* Work to be completed: Return the listing below unchanged, minus its pictures.

* Collected data:
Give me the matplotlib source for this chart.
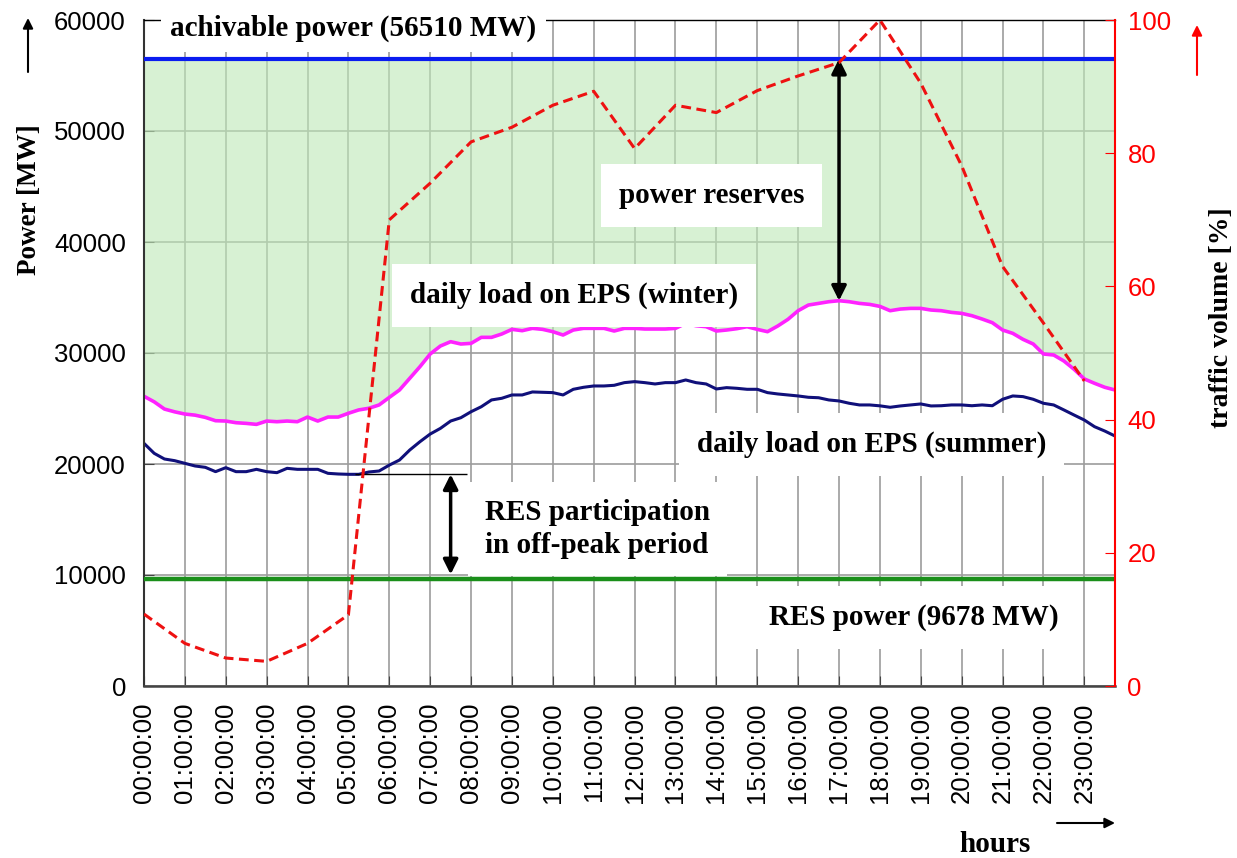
import numpy as np
import matplotlib.pyplot as plt
from matplotlib.patches import FancyArrowPatch

# load curves, 15 min steps (MW)
winter = [26100, 25600, 24950, 24700, 24500, 24400, 24200, 23900,
          23870, 23720, 23660, 23570, 23870, 23810, 23870, 23810,
          24230, 23870, 24230, 24230, 24570, 24870, 25020, 25320,
          26000, 26670, 27720, 28770, 29910, 30630, 31020, 30810,
          30870, 31410, 31410, 31710, 32130, 32010, 32220, 32130,
          31920, 31620, 32070, 32220, 32220, 32220, 31980, 32220,
          32220, 32160, 32160, 32160, 32220, 32670, 32460, 32370,
          31980, 32070, 32190, 32370, 32130, 31920, 32430, 33030,
          33810, 34320, 34470, 34620, 34710, 34620, 34470, 34380,
          34200, 33810, 33960, 34020, 34020, 33870, 33810, 33660,
          33570, 33360, 33060, 32730, 32070, 31770, 31230, 30810,
          29910, 29820, 29280, 28530, 27660, 27270, 26910, 26670]
summer = [21860, 20960, 20450, 20300, 20060, 19820, 19700, 19310,
          19670, 19310, 19310, 19520, 19310, 19220, 19610, 19520,
          19520, 19520, 19160, 19100, 19070, 19070, 19280, 19370,
          19900, 20360, 21260, 22010, 22700, 23210, 23870, 24170,
          24710, 25160, 25770, 25920, 26220, 26220, 26490, 26460,
          26430, 26220, 26730, 26910, 27030, 27030, 27090, 27330,
          27420, 27330, 27210, 27330, 27330, 27570, 27330, 27210,
          26760, 26880, 26820, 26730, 26730, 26430, 26310, 26220,
          26130, 26010, 25970, 25770, 25680, 25470, 25320, 25320,
          25240, 25110, 25230, 25320, 25410, 25230, 25250, 25320,
          25320, 25250, 25320, 25250, 25830, 26130, 26070, 25830,
          25470, 25320, 24870, 24410, 23960, 23360, 22970, 22520]
t = np.arange(len(winter)) / 4.0

# traffic volume, hourly (%)
traffic_hours = np.arange(24)
traffic = [10.8, 6.4, 4.2, 3.7, 6.4, 10.7, 70.0, 75.5, 81.7, 83.9, 87.2, 89.3,
           80.7, 87.2, 86.1, 89.4, 91.6, 93.6, 100.0, 90.5, 78.1, 63.0, 54.5, 45.8]

achievable = 56510
res_power = 9678
hour_labels = ['%02d:00:00' % h for h in range(24)]

SANS = 'Liberation Sans'
SERIF = 'Liberation Serif'
W, H = 1237, 858

fig = plt.figure(figsize=(W / 100, H / 100), dpi=100)
ax = fig.add_axes([144 / W, 1 - 686 / H, (1115 - 144) / W, (686 - 20) / H])

ax.set_axisbelow(True)
ax.grid(True, color='#9c9c9c', lw=1.2)
# green reserve area over the grid so the grid shows through greenish
ax.fill_between(t, winter, achievable, color='#bfe9b8', alpha=0.62, lw=0, zorder=1)

ax.plot(t, winter, color='#ff22ff', lw=2.6, zorder=2)
ax.plot(t, summer, color='#10107a', lw=2.2, zorder=2)
ax.axhline(achievable, color='#0a1cf0', lw=3, zorder=4)
ax.axhline(res_power, color='#1a8f1a', lw=3.2, zorder=4)

ax.set_xlim(0, 23.75)
ax.set_ylim(0, 60000)
ax.set_xticks(range(24))
ax.set_xticklabels(hour_labels, rotation=90, fontsize=18.5, family=SANS)
ax.set_yticks(range(0, 60001, 10000))
ax.set_yticklabels([str(v) for v in range(0, 60001, 10000)], fontsize=18.5, family=SANS)
ax.tick_params(axis='x', direction='in', length=7, color='#444444', pad=12)
ax.tick_params(axis='y', direction='in', length=7, color='#444444', pad=13)
ax.spines['right'].set_visible(False)
ax.spines['left'].set_color('#333333')
ax.spines['left'].set_linewidth(1.5)
ax.spines['bottom'].set_color('#444444')
ax.spines['bottom'].set_linewidth(1.8)
ax.spines['top'].set_linewidth(1)

ax2 = ax.twinx()
ax2.plot(traffic_hours, traffic, color='#ee1111', lw=2.2, dashes=(3.2, 1.8))
ax2.set_ylim(0, 100)
ax2.set_yticks(range(0, 101, 20))
ax2.set_yticklabels([str(v) for v in range(0, 101, 20)], fontsize=18.5, family=SANS)
ax2.tick_params(axis='y', direction='in', length=7, colors='red', pad=9)
for s in ['top', 'left', 'bottom']:
    ax2.spines[s].set_visible(False)
ax2.spines['right'].set_color('red')
ax2.spines['right'].set_linewidth(1.5)

lab = dict(fontsize=21, fontweight='bold', family=SERIF, zorder=3)
ax.text(0.64, 58560, 'achivable power (56510 MW)', ha='left', va='baseline',
        bbox=dict(facecolor='white', edgecolor='none', pad=7), **lab)
ax.text(11.61, 43510, 'power reserves', ha='left', va='baseline',
        bbox=dict(facecolor='white', edgecolor='none', pad=13), **lab)
ax.text(6.5, 34500, 'daily load on EPS (winter)', ha='left', va='baseline',
        bbox=dict(facecolor='white', edgecolor='none', pad=13), **lab)
ax.text(13.52, 21080, 'daily load on EPS (summer)', ha='left', va='baseline',
        bbox=dict(facecolor='white', edgecolor='none', pad=13), **lab)
ax.text(8.34, 16850, 'RES participation\nin off-peak period', ha='left', va='top',
        linespacing=1.3, bbox=dict(facecolor='white', edgecolor='none', pad=12), **lab)
ax.text(15.28, 5500, 'RES power (9678 MW)', ha='left', va='baseline',
        bbox=dict(facecolor='white', edgecolor='none', pad=13), **lab)

# double arrows
ax.annotate('', xy=(17, achievable), xytext=(17, max(winter)), zorder=5,
            arrowprops=dict(arrowstyle='<|-|>', color='black', lw=2.5,
                            shrinkA=0, shrinkB=0, mutation_scale=22))
ax.annotate('', xy=(7.5, min(summer)), xytext=(7.5, res_power), zorder=5,
            arrowprops=dict(arrowstyle='<|-|>', color='black', lw=2.5,
                            shrinkA=3, shrinkB=0, mutation_scale=22))
ax.hlines(min(summer), 5.15, 7.9, color='black', lw=1, zorder=5)

# axis titles with arrows
fig.text(30 / W, 1 - 200 / H, 'Power [MW]', rotation=90, ha='center', va='center',
         fontsize=19.5, fontweight='bold', family=SERIF)
fig.text(1222 / W, 1 - 318 / H, 'traffic volume [%]', rotation=90, ha='center', va='center',
         fontsize=20, fontweight='bold', family=SERIF)
fig.text(995 / W, 1 - 845 / H, 'hours', ha='center', va='center',
         fontsize=21, fontweight='bold', family=SERIF)
arr = dict(arrowstyle='-|>', lw=1.5, shrinkA=0, shrinkB=0, mutation_scale=15)
fig.add_artist(FancyArrowPatch((28 / W, 1 - 72 / H), (28 / W, 1 - 18 / H),
                               transform=fig.transFigure, color='black', **arr))
fig.add_artist(FancyArrowPatch((1197 / W, 1 - 75 / H), (1197 / W, 1 - 25 / H),
                               transform=fig.transFigure, color='red', **arr))
fig.add_artist(FancyArrowPatch((1057 / W, 1 - 823 / H), (1115 / W, 1 - 823 / H),
                               transform=fig.transFigure, color='black', **arr))

fig.savefig('out.png', dpi=100)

* Written answer:
Give me the matplotlib source for this chart.
import numpy as np
import matplotlib.pyplot as plt
from matplotlib.patches import FancyArrowPatch

# load curves, 15 min steps (MW)
winter = [26100, 25600, 24950, 24700, 24500, 24400, 24200, 23900,
          23870, 23720, 23660, 23570, 23870, 23810, 23870, 23810,
          24230, 23870, 24230, 24230, 24570, 24870, 25020, 25320,
          26000, 26670, 27720, 28770, 29910, 30630, 31020, 30810,
          30870, 31410, 31410, 31710, 32130, 32010, 32220, 32130,
          31920, 31620, 32070, 32220, 32220, 32220, 31980, 32220,
          32220, 32160, 32160, 32160, 32220, 32670, 32460, 32370,
          31980, 32070, 32190, 32370, 32130, 31920, 32430, 33030,
          33810, 34320, 34470, 34620, 34710, 34620, 34470, 34380,
          34200, 33810, 33960, 34020, 34020, 33870, 33810, 33660,
          33570, 33360, 33060, 32730, 32070, 31770, 31230, 30810,
          29910, 29820, 29280, 28530, 27660, 27270, 26910, 26670]
summer = [21860, 20960, 20450, 20300, 20060, 19820, 19700, 19310,
          19670, 19310, 19310, 19520, 19310, 19220, 19610, 19520,
          19520, 19520, 19160, 19100, 19070, 19070, 19280, 19370,
          19900, 20360, 21260, 22010, 22700, 23210, 23870, 24170,
          24710, 25160, 25770, 25920, 26220, 26220, 26490, 26460,
          26430, 26220, 26730, 26910, 27030, 27030, 27090, 27330,
          27420, 27330, 27210, 27330, 27330, 27570, 27330, 27210,
          26760, 26880, 26820, 26730, 26730, 26430, 26310, 26220,
          26130, 26010, 25970, 25770, 25680, 25470, 25320, 25320,
          25240, 25110, 25230, 25320, 25410, 25230, 25250, 25320,
          25320, 25250, 25320, 25250, 25830, 26130, 26070, 25830,
          25470, 25320, 24870, 24410, 23960, 23360, 22970, 22520]
t = np.arange(len(winter)) / 4.0

# traffic volume, hourly (%)
traffic_hours = np.arange(24)
traffic = [10.8, 6.4, 4.2, 3.7, 6.4, 10.7, 70.0, 75.5, 81.7, 83.9, 87.2, 89.3,
           80.7, 87.2, 86.1, 89.4, 91.6, 93.6, 100.0, 90.5, 78.1, 63.0, 54.5, 45.8]

achievable = 56510
res_power = 9678
hour_labels = ['%02d:00:00' % h for h in range(24)]

SANS = 'Liberation Sans'
SERIF = 'Liberation Serif'
W, H = 1237, 858

fig = plt.figure(figsize=(W / 100, H / 100), dpi=100)
ax = fig.add_axes([144 / W, 1 - 686 / H, (1115 - 144) / W, (686 - 20) / H])

ax.set_axisbelow(True)
ax.grid(True, color='#9c9c9c', lw=1.2)
# green reserve area over the grid so the grid shows through greenish
ax.fill_between(t, winter, achievable, color='#bfe9b8', alpha=0.62, lw=0, zorder=1)

ax.plot(t, winter, color='#ff22ff', lw=2.6, zorder=2)
ax.plot(t, summer, color='#10107a', lw=2.2, zorder=2)
ax.axhline(achievable, color='#0a1cf0', lw=3, zorder=4)
ax.axhline(res_power, color='#1a8f1a', lw=3.2, zorder=4)

ax.set_xlim(0, 23.75)
ax.set_ylim(0, 60000)
ax.set_xticks(range(24))
ax.set_xticklabels(hour_labels, rotation=90, fontsize=18.5, family=SANS)
ax.set_yticks(range(0, 60001, 10000))
ax.set_yticklabels([str(v) for v in range(0, 60001, 10000)], fontsize=18.5, family=SANS)
ax.tick_params(axis='x', direction='in', length=7, color='#444444', pad=12)
ax.tick_params(axis='y', direction='in', length=7, color='#444444', pad=13)
ax.spines['right'].set_visible(False)
ax.spines['left'].set_color('#333333')
ax.spines['left'].set_linewidth(1.5)
ax.spines['bottom'].set_color('#444444')
ax.spines['bottom'].set_linewidth(1.8)
ax.spines['top'].set_linewidth(1)

ax2 = ax.twinx()
ax2.plot(traffic_hours, traffic, color='#ee1111', lw=2.2, dashes=(3.2, 1.8))
ax2.set_ylim(0, 100)
ax2.set_yticks(range(0, 101, 20))
ax2.set_yticklabels([str(v) for v in range(0, 101, 20)], fontsize=18.5, family=SANS)
ax2.tick_params(axis='y', direction='in', length=7, colors='red', pad=9)
for s in ['top', 'left', 'bottom']:
    ax2.spines[s].set_visible(False)
ax2.spines['right'].set_color('red')
ax2.spines['right'].set_linewidth(1.5)

lab = dict(fontsize=21, fontweight='bold', family=SERIF, zorder=3)
ax.text(0.64, 58560, 'achivable power (56510 MW)', ha='left', va='baseline',
        bbox=dict(facecolor='white', edgecolor='none', pad=7), **lab)
ax.text(11.61, 43510, 'power reserves', ha='left', va='baseline',
        bbox=dict(facecolor='white', edgecolor='none', pad=13), **lab)
ax.text(6.5, 34500, 'daily load on EPS (winter)', ha='left', va='baseline',
        bbox=dict(facecolor='white', edgecolor='none', pad=13), **lab)
ax.text(13.52, 21080, 'daily load on EPS (summer)', ha='left', va='baseline',
        bbox=dict(facecolor='white', edgecolor='none', pad=13), **lab)
ax.text(8.34, 16850, 'RES participation\nin off-peak period', ha='left', va='top',
        linespacing=1.3, bbox=dict(facecolor='white', edgecolor='none', pad=12), **lab)
ax.text(15.28, 5500, 'RES power (9678 MW)', ha='left', va='baseline',
        bbox=dict(facecolor='white', edgecolor='none', pad=13), **lab)

# double arrows
ax.annotate('', xy=(17, achievable), xytext=(17, max(winter)), zorder=5,
            arrowprops=dict(arrowstyle='<|-|>', color='black', lw=2.5,
                            shrinkA=0, shrinkB=0, mutation_scale=22))
ax.annotate('', xy=(7.5, min(summer)), xytext=(7.5, res_power), zorder=5,
            arrowprops=dict(arrowstyle='<|-|>', color='black', lw=2.5,
                            shrinkA=3, shrinkB=0, mutation_scale=22))
ax.hlines(min(summer), 5.15, 7.9, color='black', lw=1, zorder=5)

# axis titles with arrows
fig.text(30 / W, 1 - 200 / H, 'Power [MW]', rotation=90, ha='center', va='center',
         fontsize=19.5, fontweight='bold', family=SERIF)
fig.text(1222 / W, 1 - 318 / H, 'traffic volume [%]', rotation=90, ha='center', va='center',
         fontsize=20, fontweight='bold', family=SERIF)
fig.text(995 / W, 1 - 845 / H, 'hours', ha='center', va='center',
         fontsize=21, fontweight='bold', family=SERIF)
arr = dict(arrowstyle='-|>', lw=1.5, shrinkA=0, shrinkB=0, mutation_scale=15)
fig.add_artist(FancyArrowPatch((28 / W, 1 - 72 / H), (28 / W, 1 - 18 / H),
                               transform=fig.transFigure, color='black', **arr))
fig.add_artist(FancyArrowPatch((1197 / W, 1 - 75 / H), (1197 / W, 1 - 25 / H),
                               transform=fig.transFigure, color='red', **arr))
fig.add_artist(FancyArrowPatch((1057 / W, 1 - 823 / H), (1115 / W, 1 - 823 / H),
                               transform=fig.transFigure, color='black', **arr))

fig.savefig('out.png', dpi=100)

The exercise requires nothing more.